Namun, semua ini hanya mungkin jika ada kemauan yang kuat dari berbagai pihak, terutama dari masyarakat sendiri. Kita harus berhenti hanya melakukan apa yang baik untuk orang lain dan mulai melihat apa yang bisa kita lakukan untuk menjaga kebudayaan kita sendiri. Mengikuti arus teknologi dan budaya global memang penting, tetapi kita juga harus cerdas dalam memanfaatkannya untuk kepentingan budaya lokal.

Menuju Masa Depan

Di tengah derasnya arus budaya global dan kemajuan teknologi, kita perlu merenung dan meninjau kembali langkah-langkah kita dalam melestarikan kebudayaan Sunda. Apakah upaya yang dilakukan sudah cukup kuat untuk menghadapi tantangan global ini?

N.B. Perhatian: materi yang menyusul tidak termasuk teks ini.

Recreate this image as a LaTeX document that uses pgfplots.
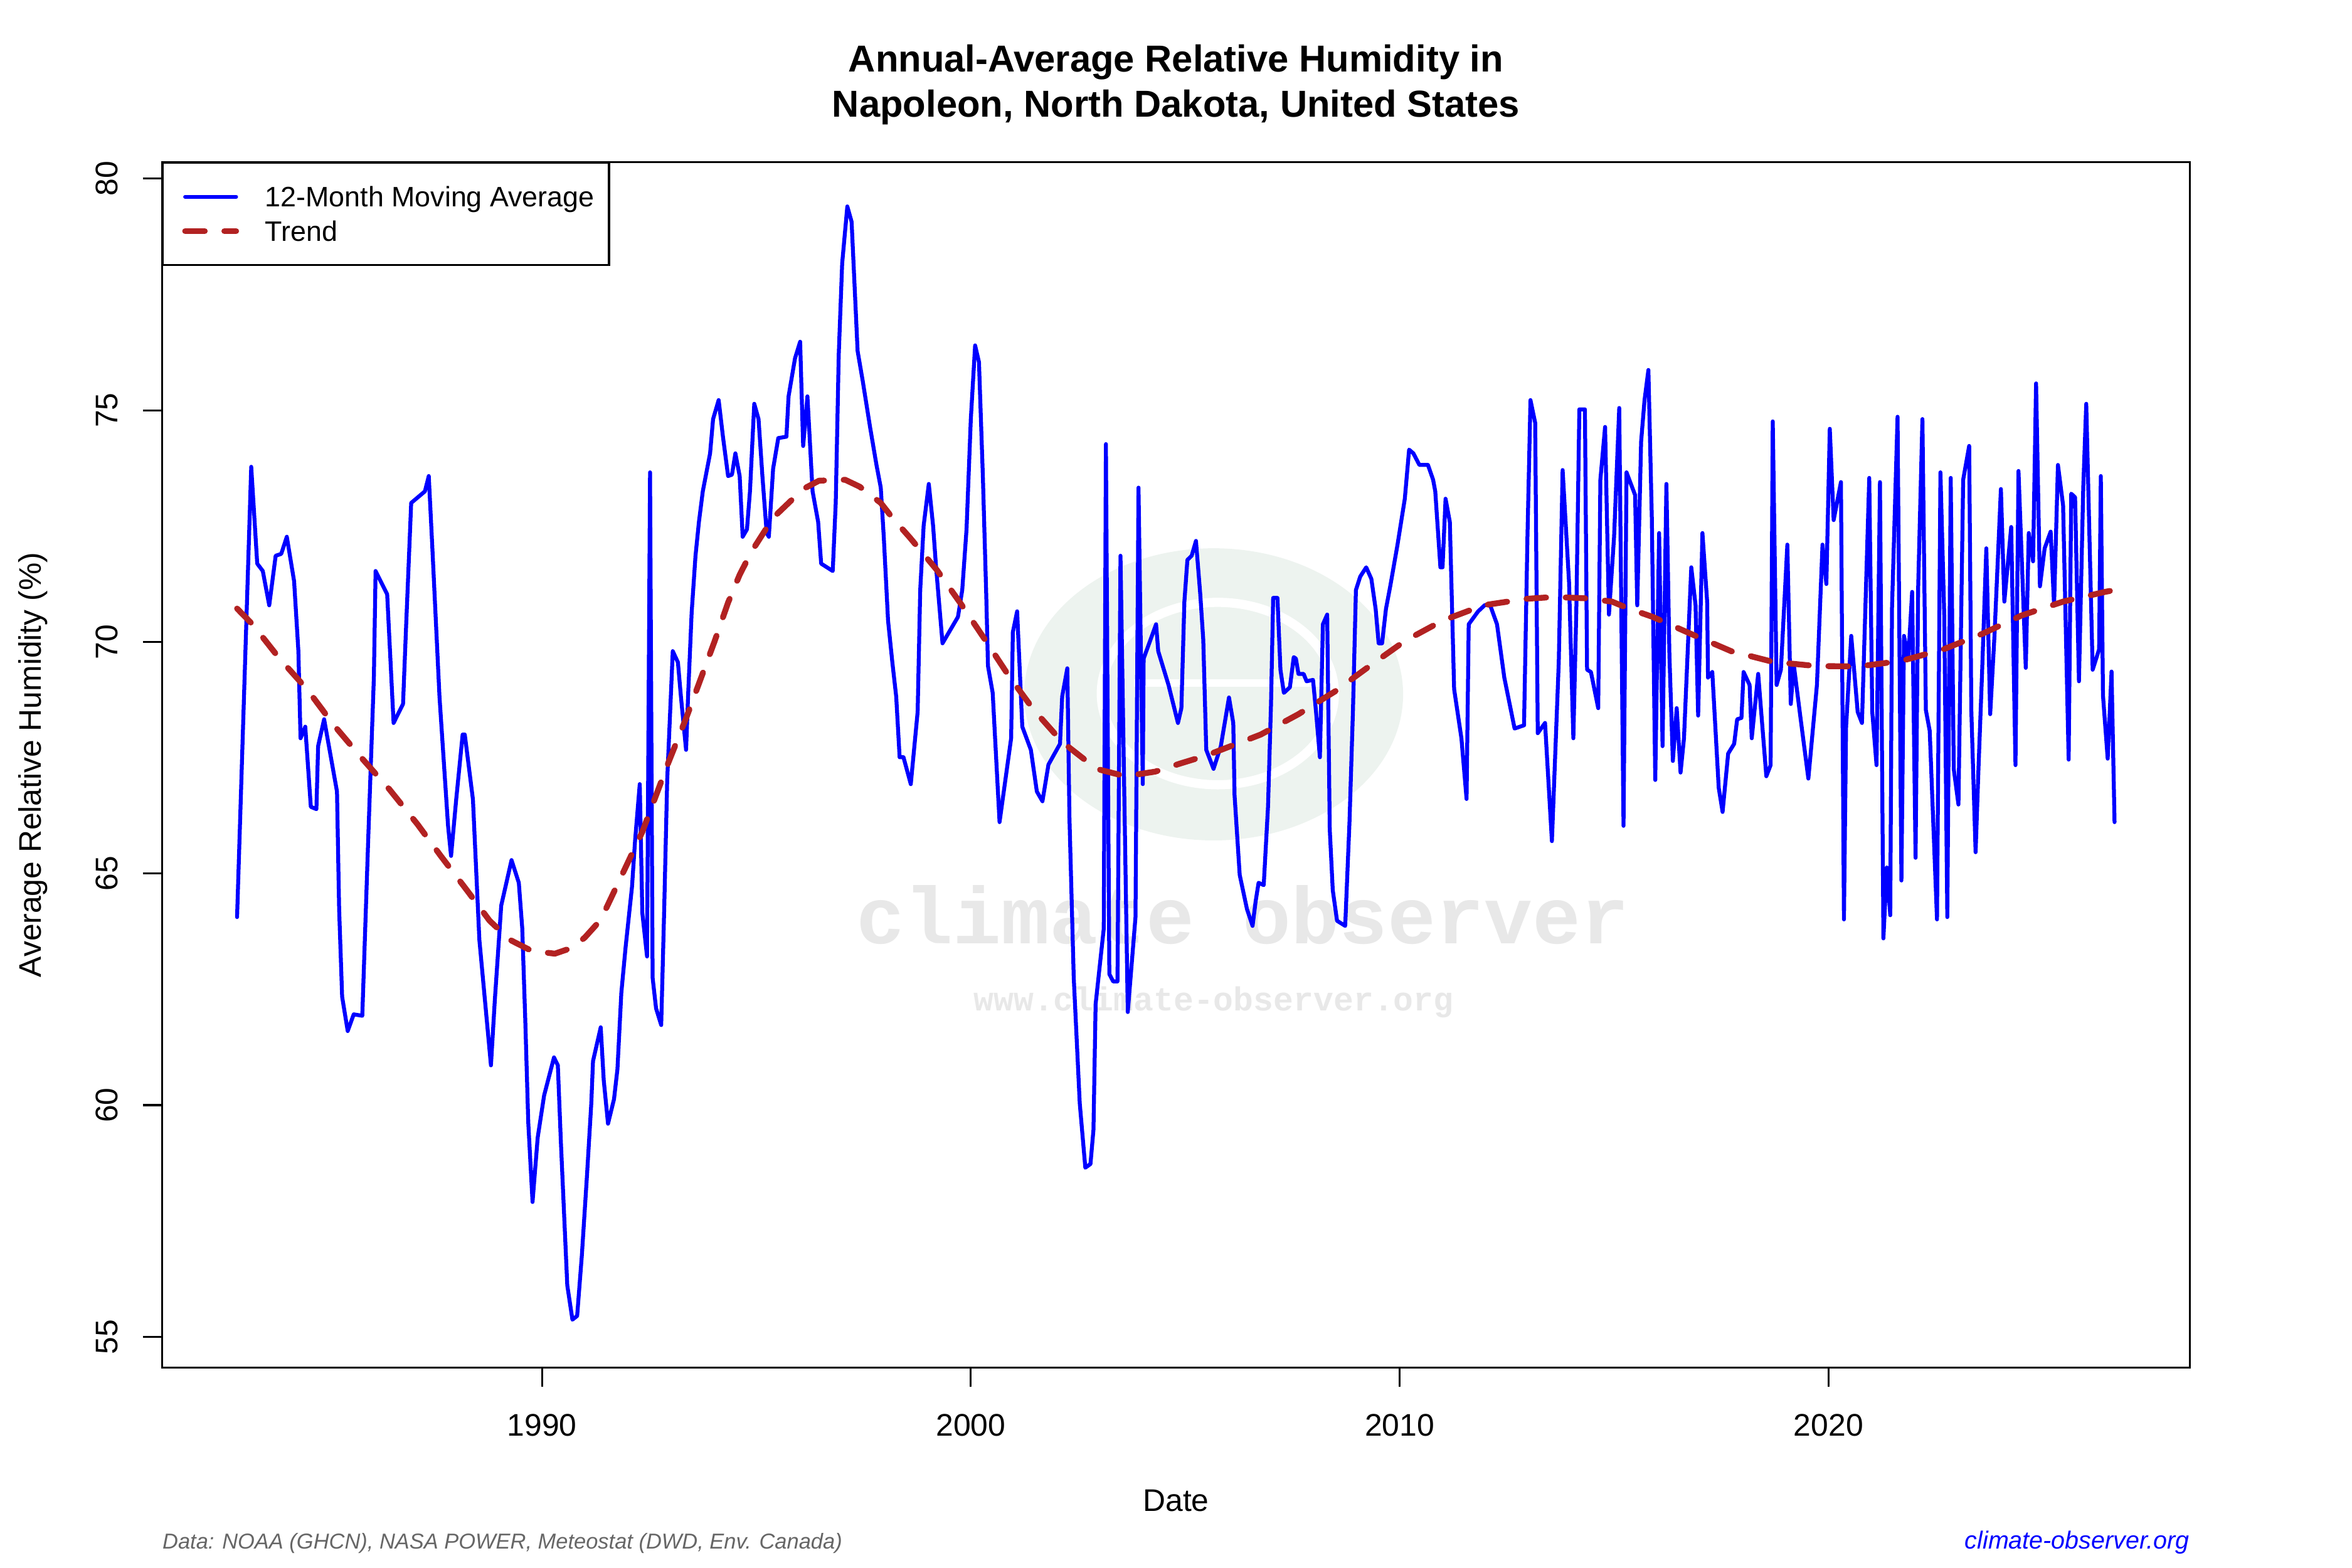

Hasilnya masih belum jelas, dan sering kali kita masih berada pada tahap “membicarakan” tanpa tindakan nyata yang signifikan. Sudah saatnya kita bergerak lebih jauh dari sekadar kajian atau diskusi. Kebudayaan Sunda perlu dihidupkan dan diapresiasi oleh generasi muda, bukan hanya sebagai bagian dari sejarah, tetapi juga sebagai identitas yang hidup dan dinamis di era modern ini.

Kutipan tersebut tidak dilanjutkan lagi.